The latest report of U.N. Migration Agency (IOM) revealed more than 100,000 migrants and refugees entered Europe by sea until the 3rd July and 2,247 deaths have been reported.
The report, published on Tuesday, said a total of 101,210 migrants and refugees entered Europe by sea, with 85 percent arriving in Italy while the rest were divided between Greece, Cyprus and Spain. While the report states the total death rate is approaching 2,250, it is still less than the number of deaths recorded last year till July which was 2,963.
However, this is the fourth consecutive year when the number of migrant deaths on the Mediterranean Sea has exceeded 2,000.
Worldwide, the IOM Missing Migrants Project (MMP) reports there were 3,047 fatalities until 2nd July with the Mediterranean region accounting for the largest proportion of deaths, at three quarters of the global total.

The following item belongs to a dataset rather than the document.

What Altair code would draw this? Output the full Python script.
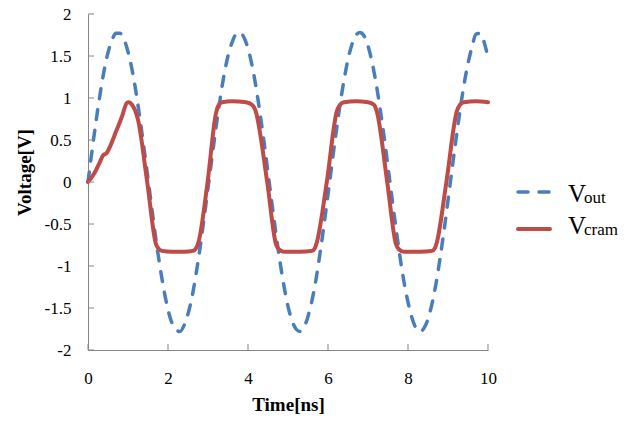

Another report released by the U.N. body in June had stated that 81,292 migrants, including refugees, entered Europe by sea until June 18.
Italy is the main destination for migrants attempting to reach Europe by sea, due to its proximity with Libya. More than 500,000 migrants have passed through Italian ports since 2014, and numbers are on the rise again.
Out of the three main routes used by refugees and migrants to reach Europe – the Western Mediterranean route, the Central Mediterranean route and the Eastern Mediterranean route have become the most commonly used, and also the deadliest, a study of mixed refugee and migrant flows by UNHSR states.
The report also found that around half of those travelling to Libya do so believing they can find jobs there, but end up fleeing onwards to Europe to escape life-threatening insecurity, instability, difficult economic conditions plus widespread exploitation and abuse.
According to the study, refugees and migrants in Libya are predominantly young men – 80 percent – with an average age of 22 and 72 percent of them travel alone. Women tend to move towards Europe over a short period of time and many of them, particularly those from West and Central Africa, are victims of trafficking.
The number of unaccompanied and separated children travelling alone is also rising, and now represents some 14 percent of all arrivals in Europe via the Central Mediterranean route. These children come mainly from Eritrea, Gambia and Nigeria.